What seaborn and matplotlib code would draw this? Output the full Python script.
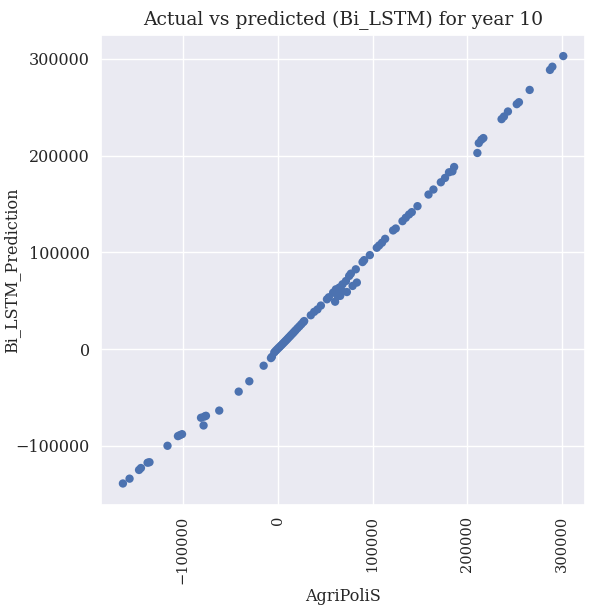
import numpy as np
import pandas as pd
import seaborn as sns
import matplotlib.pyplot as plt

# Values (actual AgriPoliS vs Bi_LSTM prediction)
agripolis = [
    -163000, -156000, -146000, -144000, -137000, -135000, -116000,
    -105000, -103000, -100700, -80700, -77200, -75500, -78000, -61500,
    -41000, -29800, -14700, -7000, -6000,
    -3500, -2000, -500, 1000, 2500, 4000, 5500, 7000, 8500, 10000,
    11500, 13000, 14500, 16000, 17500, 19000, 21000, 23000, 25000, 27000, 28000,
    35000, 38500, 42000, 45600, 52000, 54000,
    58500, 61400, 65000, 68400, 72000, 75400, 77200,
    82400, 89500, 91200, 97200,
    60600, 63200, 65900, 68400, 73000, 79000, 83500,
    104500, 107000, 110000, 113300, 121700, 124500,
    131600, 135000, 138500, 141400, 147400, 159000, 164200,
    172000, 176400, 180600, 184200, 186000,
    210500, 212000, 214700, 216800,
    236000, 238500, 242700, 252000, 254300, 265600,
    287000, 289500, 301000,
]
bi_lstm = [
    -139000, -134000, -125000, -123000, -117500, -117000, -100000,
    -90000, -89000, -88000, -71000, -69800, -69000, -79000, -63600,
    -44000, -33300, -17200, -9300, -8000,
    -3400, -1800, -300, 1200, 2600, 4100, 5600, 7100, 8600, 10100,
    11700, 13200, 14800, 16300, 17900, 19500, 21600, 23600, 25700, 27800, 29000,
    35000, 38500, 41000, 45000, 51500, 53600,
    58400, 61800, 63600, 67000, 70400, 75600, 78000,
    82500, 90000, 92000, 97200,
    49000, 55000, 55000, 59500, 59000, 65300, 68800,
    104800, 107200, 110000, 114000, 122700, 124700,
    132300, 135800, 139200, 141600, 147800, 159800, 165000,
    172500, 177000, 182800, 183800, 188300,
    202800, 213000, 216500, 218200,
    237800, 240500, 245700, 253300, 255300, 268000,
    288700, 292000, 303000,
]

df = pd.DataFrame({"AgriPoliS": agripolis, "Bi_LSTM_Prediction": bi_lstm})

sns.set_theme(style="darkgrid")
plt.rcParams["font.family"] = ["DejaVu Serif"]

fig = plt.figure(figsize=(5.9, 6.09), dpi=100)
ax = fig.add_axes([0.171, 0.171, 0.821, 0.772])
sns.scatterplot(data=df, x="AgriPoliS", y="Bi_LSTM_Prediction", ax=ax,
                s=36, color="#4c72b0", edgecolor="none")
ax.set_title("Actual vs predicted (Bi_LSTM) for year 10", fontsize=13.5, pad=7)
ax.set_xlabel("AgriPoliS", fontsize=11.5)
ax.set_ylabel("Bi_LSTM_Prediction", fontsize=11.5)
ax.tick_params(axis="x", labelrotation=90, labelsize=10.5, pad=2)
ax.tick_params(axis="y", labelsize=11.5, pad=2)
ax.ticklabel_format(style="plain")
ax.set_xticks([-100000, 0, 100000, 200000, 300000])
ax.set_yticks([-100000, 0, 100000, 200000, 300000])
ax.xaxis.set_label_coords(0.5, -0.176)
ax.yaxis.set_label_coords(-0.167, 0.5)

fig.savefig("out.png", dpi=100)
+++
Repeat the material above verbatim, with no pictures in the output.

### Full output
What seaborn and matplotlib code would draw this? Output the full Python script.
import numpy as np
import pandas as pd
import seaborn as sns
import matplotlib.pyplot as plt

# Values (actual AgriPoliS vs Bi_LSTM prediction)
agripolis = [
    -163000, -156000, -146000, -144000, -137000, -135000, -116000,
    -105000, -103000, -100700, -80700, -77200, -75500, -78000, -61500,
    -41000, -29800, -14700, -7000, -6000,
    -3500, -2000, -500, 1000, 2500, 4000, 5500, 7000, 8500, 10000,
    11500, 13000, 14500, 16000, 17500, 19000, 21000, 23000, 25000, 27000, 28000,
    35000, 38500, 42000, 45600, 52000, 54000,
    58500, 61400, 65000, 68400, 72000, 75400, 77200,
    82400, 89500, 91200, 97200,
    60600, 63200, 65900, 68400, 73000, 79000, 83500,
    104500, 107000, 110000, 113300, 121700, 124500,
    131600, 135000, 138500, 141400, 147400, 159000, 164200,
    172000, 176400, 180600, 184200, 186000,
    210500, 212000, 214700, 216800,
    236000, 238500, 242700, 252000, 254300, 265600,
    287000, 289500, 301000,
]
bi_lstm = [
    -139000, -134000, -125000, -123000, -117500, -117000, -100000,
    -90000, -89000, -88000, -71000, -69800, -69000, -79000, -63600,
    -44000, -33300, -17200, -9300, -8000,
    -3400, -1800, -300, 1200, 2600, 4100, 5600, 7100, 8600, 10100,
    11700, 13200, 14800, 16300, 17900, 19500, 21600, 23600, 25700, 27800, 29000,
    35000, 38500, 41000, 45000, 51500, 53600,
    58400, 61800, 63600, 67000, 70400, 75600, 78000,
    82500, 90000, 92000, 97200,
    49000, 55000, 55000, 59500, 59000, 65300, 68800,
    104800, 107200, 110000, 114000, 122700, 124700,
    132300, 135800, 139200, 141600, 147800, 159800, 165000,
    172500, 177000, 182800, 183800, 188300,
    202800, 213000, 216500, 218200,
    237800, 240500, 245700, 253300, 255300, 268000,
    288700, 292000, 303000,
]

df = pd.DataFrame({"AgriPoliS": agripolis, "Bi_LSTM_Prediction": bi_lstm})

sns.set_theme(style="darkgrid")
plt.rcParams["font.family"] = ["DejaVu Serif"]

fig = plt.figure(figsize=(5.9, 6.09), dpi=100)
ax = fig.add_axes([0.171, 0.171, 0.821, 0.772])
sns.scatterplot(data=df, x="AgriPoliS", y="Bi_LSTM_Prediction", ax=ax,
                s=36, color="#4c72b0", edgecolor="none")
ax.set_title("Actual vs predicted (Bi_LSTM) for year 10", fontsize=13.5, pad=7)
ax.set_xlabel("AgriPoliS", fontsize=11.5)
ax.set_ylabel("Bi_LSTM_Prediction", fontsize=11.5)
ax.tick_params(axis="x", labelrotation=90, labelsize=10.5, pad=2)
ax.tick_params(axis="y", labelsize=11.5, pad=2)
ax.ticklabel_format(style="plain")
ax.set_xticks([-100000, 0, 100000, 200000, 300000])
ax.set_yticks([-100000, 0, 100000, 200000, 300000])
ax.xaxis.set_label_coords(0.5, -0.176)
ax.yaxis.set_label_coords(-0.167, 0.5)

fig.savefig("out.png", dpi=100)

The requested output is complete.